Task requirements: Emit a verbatim copy of the lines below from the line with "Recreate this image" through the line with "import * as", excluding pictures and everything outside that range.

(Stored items from a collection)
____
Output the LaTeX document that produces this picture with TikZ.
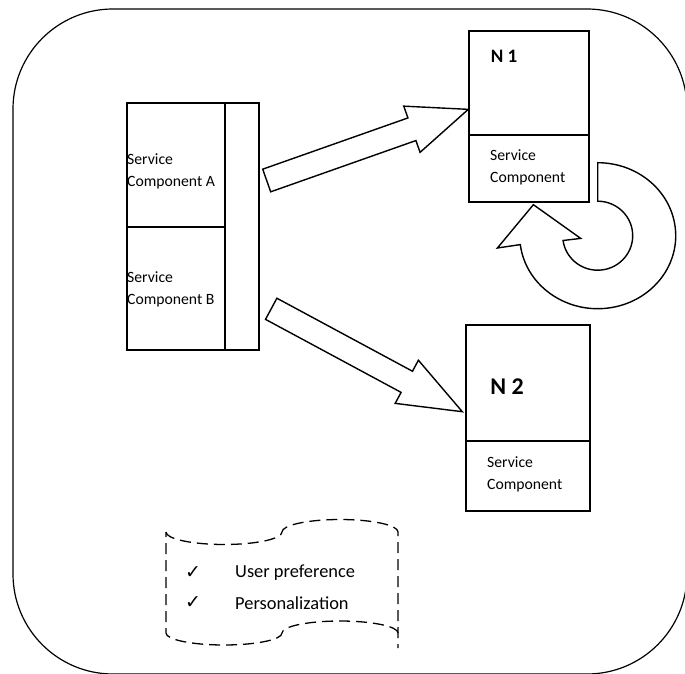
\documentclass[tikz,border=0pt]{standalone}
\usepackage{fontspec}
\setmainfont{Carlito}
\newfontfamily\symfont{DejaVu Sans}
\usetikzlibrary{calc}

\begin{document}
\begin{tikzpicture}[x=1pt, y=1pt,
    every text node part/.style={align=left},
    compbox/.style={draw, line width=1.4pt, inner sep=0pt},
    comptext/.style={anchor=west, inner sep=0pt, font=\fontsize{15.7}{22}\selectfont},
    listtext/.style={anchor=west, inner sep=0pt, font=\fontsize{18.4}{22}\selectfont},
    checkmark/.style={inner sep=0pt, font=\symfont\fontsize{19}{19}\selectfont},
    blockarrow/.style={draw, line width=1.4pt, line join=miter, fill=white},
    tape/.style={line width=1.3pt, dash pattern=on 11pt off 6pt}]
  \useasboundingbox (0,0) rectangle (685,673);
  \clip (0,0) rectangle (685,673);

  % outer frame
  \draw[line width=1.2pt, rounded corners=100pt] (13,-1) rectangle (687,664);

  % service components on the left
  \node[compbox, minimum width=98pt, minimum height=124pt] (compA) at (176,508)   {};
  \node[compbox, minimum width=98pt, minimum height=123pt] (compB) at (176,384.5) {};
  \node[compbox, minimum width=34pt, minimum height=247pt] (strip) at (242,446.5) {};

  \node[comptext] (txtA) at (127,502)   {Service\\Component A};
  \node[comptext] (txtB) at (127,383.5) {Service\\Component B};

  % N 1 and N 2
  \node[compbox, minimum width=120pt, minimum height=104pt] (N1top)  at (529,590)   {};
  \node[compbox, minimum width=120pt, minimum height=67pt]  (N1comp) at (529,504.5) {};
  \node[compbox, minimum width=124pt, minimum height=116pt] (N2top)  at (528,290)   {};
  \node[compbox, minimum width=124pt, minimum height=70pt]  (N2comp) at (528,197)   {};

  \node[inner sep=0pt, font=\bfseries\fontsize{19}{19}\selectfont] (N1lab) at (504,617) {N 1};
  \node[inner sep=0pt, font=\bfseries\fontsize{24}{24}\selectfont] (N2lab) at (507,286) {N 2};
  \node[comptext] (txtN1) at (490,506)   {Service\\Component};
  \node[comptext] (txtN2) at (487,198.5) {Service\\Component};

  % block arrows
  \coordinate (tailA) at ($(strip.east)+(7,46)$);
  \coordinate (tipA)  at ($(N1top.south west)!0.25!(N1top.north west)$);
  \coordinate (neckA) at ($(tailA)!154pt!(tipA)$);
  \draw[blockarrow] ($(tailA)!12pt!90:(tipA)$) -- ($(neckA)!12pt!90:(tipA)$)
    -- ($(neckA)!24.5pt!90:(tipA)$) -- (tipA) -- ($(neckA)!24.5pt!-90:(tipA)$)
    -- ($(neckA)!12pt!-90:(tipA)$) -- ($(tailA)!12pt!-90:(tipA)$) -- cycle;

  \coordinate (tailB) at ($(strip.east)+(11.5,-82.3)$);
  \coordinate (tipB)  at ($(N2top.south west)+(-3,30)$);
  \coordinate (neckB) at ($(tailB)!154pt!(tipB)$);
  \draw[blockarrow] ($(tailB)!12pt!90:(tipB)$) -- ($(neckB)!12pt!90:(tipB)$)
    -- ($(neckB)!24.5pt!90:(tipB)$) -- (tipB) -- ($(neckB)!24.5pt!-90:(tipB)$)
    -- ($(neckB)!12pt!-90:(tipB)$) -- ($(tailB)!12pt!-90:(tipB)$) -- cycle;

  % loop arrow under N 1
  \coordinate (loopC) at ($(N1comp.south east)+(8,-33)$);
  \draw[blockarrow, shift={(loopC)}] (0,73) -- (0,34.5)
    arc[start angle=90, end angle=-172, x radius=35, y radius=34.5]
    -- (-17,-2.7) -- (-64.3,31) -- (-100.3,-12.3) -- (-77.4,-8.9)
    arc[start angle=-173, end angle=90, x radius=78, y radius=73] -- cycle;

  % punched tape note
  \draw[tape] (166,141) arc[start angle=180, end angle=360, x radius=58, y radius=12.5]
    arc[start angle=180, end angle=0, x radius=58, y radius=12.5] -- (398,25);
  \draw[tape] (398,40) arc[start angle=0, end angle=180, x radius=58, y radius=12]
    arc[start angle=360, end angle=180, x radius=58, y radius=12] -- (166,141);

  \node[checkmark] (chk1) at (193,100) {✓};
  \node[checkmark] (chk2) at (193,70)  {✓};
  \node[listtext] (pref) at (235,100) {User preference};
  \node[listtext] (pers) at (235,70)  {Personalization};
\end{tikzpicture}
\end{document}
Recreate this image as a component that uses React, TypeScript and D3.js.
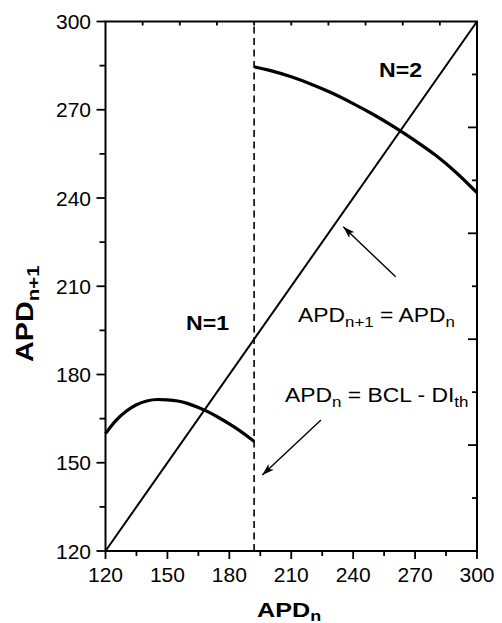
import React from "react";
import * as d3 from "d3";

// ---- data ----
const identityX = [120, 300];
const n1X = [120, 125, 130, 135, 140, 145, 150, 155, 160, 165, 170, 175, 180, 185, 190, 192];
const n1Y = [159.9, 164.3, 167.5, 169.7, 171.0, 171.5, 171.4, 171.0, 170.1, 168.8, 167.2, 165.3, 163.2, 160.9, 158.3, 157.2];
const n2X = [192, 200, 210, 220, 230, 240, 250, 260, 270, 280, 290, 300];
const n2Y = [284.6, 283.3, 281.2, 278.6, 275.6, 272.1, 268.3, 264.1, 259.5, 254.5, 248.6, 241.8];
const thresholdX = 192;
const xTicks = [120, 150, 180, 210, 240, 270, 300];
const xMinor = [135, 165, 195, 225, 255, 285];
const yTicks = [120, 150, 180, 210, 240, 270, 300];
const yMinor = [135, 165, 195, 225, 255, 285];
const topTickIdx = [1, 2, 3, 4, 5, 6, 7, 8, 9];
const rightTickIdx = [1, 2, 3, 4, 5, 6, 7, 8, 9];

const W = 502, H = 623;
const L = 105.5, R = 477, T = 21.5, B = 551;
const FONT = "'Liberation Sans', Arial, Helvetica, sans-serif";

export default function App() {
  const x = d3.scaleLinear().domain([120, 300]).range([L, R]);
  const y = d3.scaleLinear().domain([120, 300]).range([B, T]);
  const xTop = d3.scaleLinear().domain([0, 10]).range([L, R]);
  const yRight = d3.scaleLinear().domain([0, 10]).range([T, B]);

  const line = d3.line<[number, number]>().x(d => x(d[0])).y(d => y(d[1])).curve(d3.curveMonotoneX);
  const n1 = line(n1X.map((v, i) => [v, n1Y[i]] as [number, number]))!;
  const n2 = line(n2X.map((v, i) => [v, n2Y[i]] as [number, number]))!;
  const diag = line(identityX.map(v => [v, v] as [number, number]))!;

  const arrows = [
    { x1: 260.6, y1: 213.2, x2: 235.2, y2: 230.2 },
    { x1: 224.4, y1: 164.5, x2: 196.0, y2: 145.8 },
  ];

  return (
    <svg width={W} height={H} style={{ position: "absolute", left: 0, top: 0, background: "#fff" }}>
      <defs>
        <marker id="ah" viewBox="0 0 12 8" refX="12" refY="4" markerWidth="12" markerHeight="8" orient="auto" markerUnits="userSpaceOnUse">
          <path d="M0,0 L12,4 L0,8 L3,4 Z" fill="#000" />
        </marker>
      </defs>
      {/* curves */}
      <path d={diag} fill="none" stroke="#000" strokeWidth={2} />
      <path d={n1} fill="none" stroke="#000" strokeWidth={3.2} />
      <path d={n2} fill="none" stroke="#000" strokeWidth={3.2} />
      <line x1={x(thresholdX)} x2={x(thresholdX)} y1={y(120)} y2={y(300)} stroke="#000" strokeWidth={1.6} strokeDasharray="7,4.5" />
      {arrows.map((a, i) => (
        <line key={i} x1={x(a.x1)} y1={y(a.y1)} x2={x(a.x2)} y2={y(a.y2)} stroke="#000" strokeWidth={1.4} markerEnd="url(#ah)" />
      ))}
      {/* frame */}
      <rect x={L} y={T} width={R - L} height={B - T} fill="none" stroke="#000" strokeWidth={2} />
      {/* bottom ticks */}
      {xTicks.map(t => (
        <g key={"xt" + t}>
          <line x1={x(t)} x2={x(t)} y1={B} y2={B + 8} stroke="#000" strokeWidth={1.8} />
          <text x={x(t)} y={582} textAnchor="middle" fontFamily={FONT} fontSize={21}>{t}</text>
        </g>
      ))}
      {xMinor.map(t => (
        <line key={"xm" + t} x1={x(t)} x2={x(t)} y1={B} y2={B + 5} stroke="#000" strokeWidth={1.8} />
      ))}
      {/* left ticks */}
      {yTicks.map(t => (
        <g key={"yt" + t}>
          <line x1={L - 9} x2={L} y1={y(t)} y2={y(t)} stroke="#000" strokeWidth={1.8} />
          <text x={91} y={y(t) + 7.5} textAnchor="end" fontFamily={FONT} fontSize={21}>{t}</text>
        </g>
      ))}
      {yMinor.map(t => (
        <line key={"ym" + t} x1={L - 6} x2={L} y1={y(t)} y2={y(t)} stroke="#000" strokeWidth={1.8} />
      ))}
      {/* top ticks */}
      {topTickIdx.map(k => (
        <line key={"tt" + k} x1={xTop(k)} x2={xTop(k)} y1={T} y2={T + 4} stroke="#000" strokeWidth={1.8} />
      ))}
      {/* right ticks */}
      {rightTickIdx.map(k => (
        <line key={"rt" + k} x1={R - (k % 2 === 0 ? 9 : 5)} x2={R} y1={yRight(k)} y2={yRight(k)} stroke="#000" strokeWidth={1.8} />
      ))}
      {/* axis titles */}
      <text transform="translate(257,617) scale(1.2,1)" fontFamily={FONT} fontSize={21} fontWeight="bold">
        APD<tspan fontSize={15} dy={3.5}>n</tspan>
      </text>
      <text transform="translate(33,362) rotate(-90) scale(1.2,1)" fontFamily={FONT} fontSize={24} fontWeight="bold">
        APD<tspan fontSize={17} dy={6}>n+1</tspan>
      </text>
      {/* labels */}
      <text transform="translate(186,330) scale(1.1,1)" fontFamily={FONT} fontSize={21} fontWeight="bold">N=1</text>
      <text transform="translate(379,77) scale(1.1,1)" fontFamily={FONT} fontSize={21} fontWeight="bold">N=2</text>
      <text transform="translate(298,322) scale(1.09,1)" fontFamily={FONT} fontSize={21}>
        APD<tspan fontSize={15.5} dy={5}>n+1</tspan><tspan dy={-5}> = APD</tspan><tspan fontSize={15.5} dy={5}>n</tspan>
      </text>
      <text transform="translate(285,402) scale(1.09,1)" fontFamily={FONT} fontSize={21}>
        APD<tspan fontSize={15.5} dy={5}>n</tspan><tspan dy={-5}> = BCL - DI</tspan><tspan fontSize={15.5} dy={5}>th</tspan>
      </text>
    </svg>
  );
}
____
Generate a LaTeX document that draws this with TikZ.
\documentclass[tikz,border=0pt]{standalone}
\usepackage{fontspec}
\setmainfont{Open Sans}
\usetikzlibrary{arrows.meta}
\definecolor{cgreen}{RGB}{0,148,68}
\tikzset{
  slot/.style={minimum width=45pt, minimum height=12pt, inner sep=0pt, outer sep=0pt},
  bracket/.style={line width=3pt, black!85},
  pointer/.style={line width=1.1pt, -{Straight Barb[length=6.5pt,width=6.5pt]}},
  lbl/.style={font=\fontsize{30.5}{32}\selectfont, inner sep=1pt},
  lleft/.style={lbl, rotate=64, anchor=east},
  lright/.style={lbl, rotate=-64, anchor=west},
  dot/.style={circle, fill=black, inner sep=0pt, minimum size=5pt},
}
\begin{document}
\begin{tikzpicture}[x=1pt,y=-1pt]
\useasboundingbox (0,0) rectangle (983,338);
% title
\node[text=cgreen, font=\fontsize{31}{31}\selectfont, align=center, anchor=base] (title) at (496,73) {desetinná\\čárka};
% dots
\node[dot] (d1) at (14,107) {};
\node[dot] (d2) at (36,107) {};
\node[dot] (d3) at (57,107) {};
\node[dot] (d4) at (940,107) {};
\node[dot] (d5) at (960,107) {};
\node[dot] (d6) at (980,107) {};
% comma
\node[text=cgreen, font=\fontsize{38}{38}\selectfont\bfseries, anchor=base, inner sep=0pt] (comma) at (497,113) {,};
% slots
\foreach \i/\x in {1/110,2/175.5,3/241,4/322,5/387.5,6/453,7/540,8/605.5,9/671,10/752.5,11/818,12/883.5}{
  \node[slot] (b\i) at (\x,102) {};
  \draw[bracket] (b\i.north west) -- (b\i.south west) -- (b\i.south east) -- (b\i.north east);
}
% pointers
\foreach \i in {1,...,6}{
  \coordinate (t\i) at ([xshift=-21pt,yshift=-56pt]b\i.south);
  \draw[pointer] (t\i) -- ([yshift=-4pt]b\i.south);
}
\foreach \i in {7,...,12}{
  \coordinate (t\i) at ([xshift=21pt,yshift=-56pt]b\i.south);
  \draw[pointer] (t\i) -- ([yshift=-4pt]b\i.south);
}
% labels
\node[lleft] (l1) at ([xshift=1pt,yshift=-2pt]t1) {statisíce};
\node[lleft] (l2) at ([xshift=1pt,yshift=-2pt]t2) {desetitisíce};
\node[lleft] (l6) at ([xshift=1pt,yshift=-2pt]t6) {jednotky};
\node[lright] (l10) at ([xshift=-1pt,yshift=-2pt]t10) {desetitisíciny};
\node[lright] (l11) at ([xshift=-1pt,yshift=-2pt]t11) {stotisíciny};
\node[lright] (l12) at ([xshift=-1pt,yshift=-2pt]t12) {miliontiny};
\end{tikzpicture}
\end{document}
____
Problem solution:
Recreate this image as a component that uses React, TypeScript and D3.js.
import React from "react";
import * as d3 from "d3";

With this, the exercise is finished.